Still, in some cases, cutting spending is inevitable. The investor advised that a founder really needs to understand what their company’s core advantages are and “what is essential.”

“You’re not going to cut your way to a billion-dollar business. That said, I think, in this environment, everyone probably needs to be taking a look at runway and just understanding the different levers that they could pull if necessary,” Blader said. “I prefer to ask companies to look at short-term objective setting and having moments where we assess if we need to make dramatic changes or even incremental changes to the business on the basis of achieving short-term goals.”

She also points to venture debt as a meaningful alternative to raising venture capital.

“I think that the venture debt market has continued to be extremely important; particularly for companies that did raise a substantial amount of money recently, it’s the best time to go out and get debt,” Blader advised. “So I would definitely be developing relationships with venture debt providers.”

She also warned that there are no sacred cows in an investor’s portfolio.
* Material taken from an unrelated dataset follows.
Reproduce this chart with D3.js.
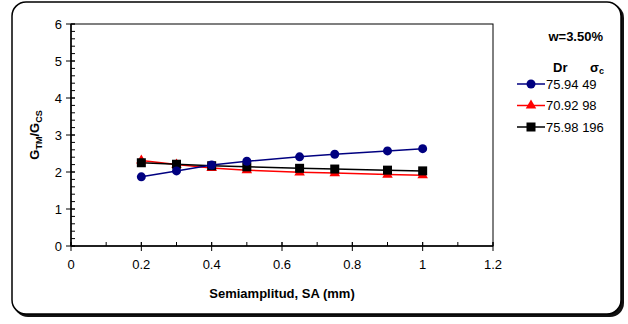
<!DOCTYPE html>
<html><head><meta charset="utf-8">
<script src="https://cdn.jsdelivr.net/npm/d3@7"></script>
<style>body{margin:0;background:#fff;}svg{display:block;font-family:"Liberation Sans",Arial,sans-serif;}</style>
</head><body>
<svg id="c" width="628" height="324"></svg>
<script>
const xValues = [0.2, 0.3, 0.4, 0.5, 0.65, 0.75, 0.9, 1.0];
const seriesBlue = [1.87, 2.03, 2.19, 2.29, 2.41, 2.48, 2.57, 2.63];
const seriesRed = [2.31, 2.20, 2.11, 2.05, 1.99, 1.97, 1.93, 1.91];
const seriesBlack = [2.25, 2.21, 2.17, 2.14, 2.10, 2.08, 2.05, 2.03];
const seriesDr = ["75.94", "70.92", "75.98"];
const seriesSigma = ["49", "98", "196"];
const xTicks = [0, 0.2, 0.4, 0.6, 0.8, 1, 1.2];
const yTicks = [0, 1, 2, 3, 4, 5, 6];

const svg = d3.select("#c");
// outer frame with shadow
svg.append("rect").attr("x",14).attr("y",4).attr("width",610).attr("height",313).attr("rx",14).attr("fill","#111");
svg.append("rect").attr("x",12).attr("y",2).attr("width",609).attr("height",312).attr("rx",14).attr("fill","#fff").attr("stroke","#000").attr("stroke-width",1.5);

const x = d3.scaleLinear().domain([0,1.2]).range([71,493]);
const y = d3.scaleLinear().domain([0,6]).range([246,24]);

// plot frame
svg.append("rect").attr("x",x(0)).attr("y",y(6)).attr("width",x(1.2)-x(0)).attr("height",y(0)-y(6)).attr("fill","none").attr("stroke","#000").attr("stroke-width",1);

// Y axis
const yMinor = d3.range(0,6.001,0.2);
svg.append("g").selectAll("line").data(yMinor).join("line")
  .attr("x1",x(0)).attr("x2",x(0)+4).attr("y1",d=>y(d)).attr("y2",d=>y(d)).attr("stroke","#000");
svg.append("g").selectAll("line").data(yTicks).join("line")
  .attr("x1",x(0)-5).attr("x2",x(0)+4).attr("y1",d=>y(d)).attr("y2",d=>y(d)).attr("stroke","#000");
svg.append("line").attr("x1",x(0)).attr("x2",x(0)).attr("y1",y(0)).attr("y2",y(6)).attr("stroke","#000").attr("stroke-width",1.5);
svg.append("g").selectAll("text").data(yTicks).join("text")
  .attr("x",x(0)-9).attr("y",d=>y(d)+4.5).attr("text-anchor","end").attr("font-size",13).text(d=>d);

// X axis
const xMinor = d3.range(0,1.2001,0.1);
svg.append("g").selectAll("line").data(xMinor).join("line")
  .attr("x1",d=>x(d)).attr("x2",d=>x(d)).attr("y1",y(0)).attr("y2",y(0)-4).attr("stroke","#000");
svg.append("g").selectAll("line").data(xTicks).join("line")
  .attr("x1",d=>x(d)).attr("x2",d=>x(d)).attr("y1",y(0)-4).attr("y2",y(0)+5).attr("stroke","#000");
svg.append("line").attr("x1",x(0)).attr("x2",x(1.2)).attr("y1",y(0)).attr("y2",y(0)).attr("stroke","#000").attr("stroke-width",1.5);
svg.append("g").selectAll("text").data(xTicks).join("text")
  .attr("x",d=>x(d)).attr("y",y(0)+23).attr("text-anchor","middle").attr("font-size",13).text(d=>d);

// titles
svg.append("text").attr("x",282).attr("y",298).attr("text-anchor","middle").attr("font-size",13).attr("font-weight","bold").text("Semiamplitud, SA (mm)");
const yt = svg.append("text").attr("transform","translate(39,135) rotate(-90)").attr("text-anchor","middle").attr("font-size",13).attr("font-weight","bold");
yt.append("tspan").text("G");
yt.append("tspan").attr("font-size",9).attr("dy",3).text("TM");
yt.append("tspan").attr("dy",-3).text("/G");
yt.append("tspan").attr("font-size",9).attr("dy",3).text("CS");

const series = [
  {vals: seriesBlue, color:"#000080", shape:"circle"},
  {vals: seriesRed, color:"#ff0000", shape:"triangle"},
  {vals: seriesBlack, color:"#000000", shape:"square"}
];
const line = d3.line().x((d,i)=>x(xValues[i])).y(d=>y(d));
function marker(g, s, cx, cy){
  if(s.shape==="circle") g.append("circle").attr("cx",cx).attr("cy",cy).attr("r",4.5).attr("fill",s.color);
  else if(s.shape==="triangle") g.append("path").attr("d",d3.symbol(d3.symbolTriangle,48)()).attr("transform",`translate(${cx},${cy})`).attr("fill",s.color);
  else g.append("rect").attr("x",cx-4.5).attr("y",cy-4.5).attr("width",9).attr("height",9).attr("fill",s.color);
}
const drawOrder = [1,2,0];
drawOrder.forEach(k=>{
  const s = series[k];
  svg.append("path").datum(s.vals).attr("d",line).attr("fill","none").attr("stroke",s.color).attr("stroke-width",1.5);
});
drawOrder.forEach(k=>{
  const s = series[k];
  const g = svg.append("g");
  s.vals.forEach((v,i)=>marker(g,s,x(xValues[i]),y(v)));
});

// legend
svg.append("text").attr("x",603).attr("y",41).attr("text-anchor","end").attr("font-size",13).attr("font-weight","bold").text("w=3.50%");
svg.append("text").attr("x",553).attr("y",72).attr("font-size",13).attr("font-weight","bold").text("Dr");
const sg = svg.append("text").attr("x",590).attr("y",72).attr("font-size",13).attr("font-weight","bold");
sg.append("tspan").text("σ");
sg.append("tspan").attr("font-size",9).attr("dy",2).text("c");
series.forEach((s,i)=>{
  const ly = 84 + i*21.5;
  svg.append("line").attr("x1",517).attr("x2",545).attr("y1",ly).attr("y2",ly).attr("stroke",s.color).attr("stroke-width",1.5);
  marker(svg,s,531,ly);
  svg.append("text").attr("x",546).attr("y",ly+4.5).attr("font-size",13).text(seriesDr[i]+" "+seriesSigma[i]);
});
</script>
</body></html>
“I think that is something that is going to be a difficult and painful experience for some people to learn during this cycle that we’re currently in,” Blader said. “Investors are not obligated to follow on in investments that they’ve made. And I think that where the market has been frothy and it’s been actually quite easy to raise capital — there’s a sense that that capital will always be forthcoming, especially from the folks who are already around the table. And that’s just not true.

“In the end, it’s very important for founders to communicate with their investors about the conditions under which they will continue to fund the company. And to communicate about that frequently. It’s very important also in terms of setting expectations around when it’s appropriate to go to market for the next fundraising round or what outside investors will be looking for. That’s the principal contribution that an investor can have to a company — to help it understand how investors think and what that capital or equity narrative should be.”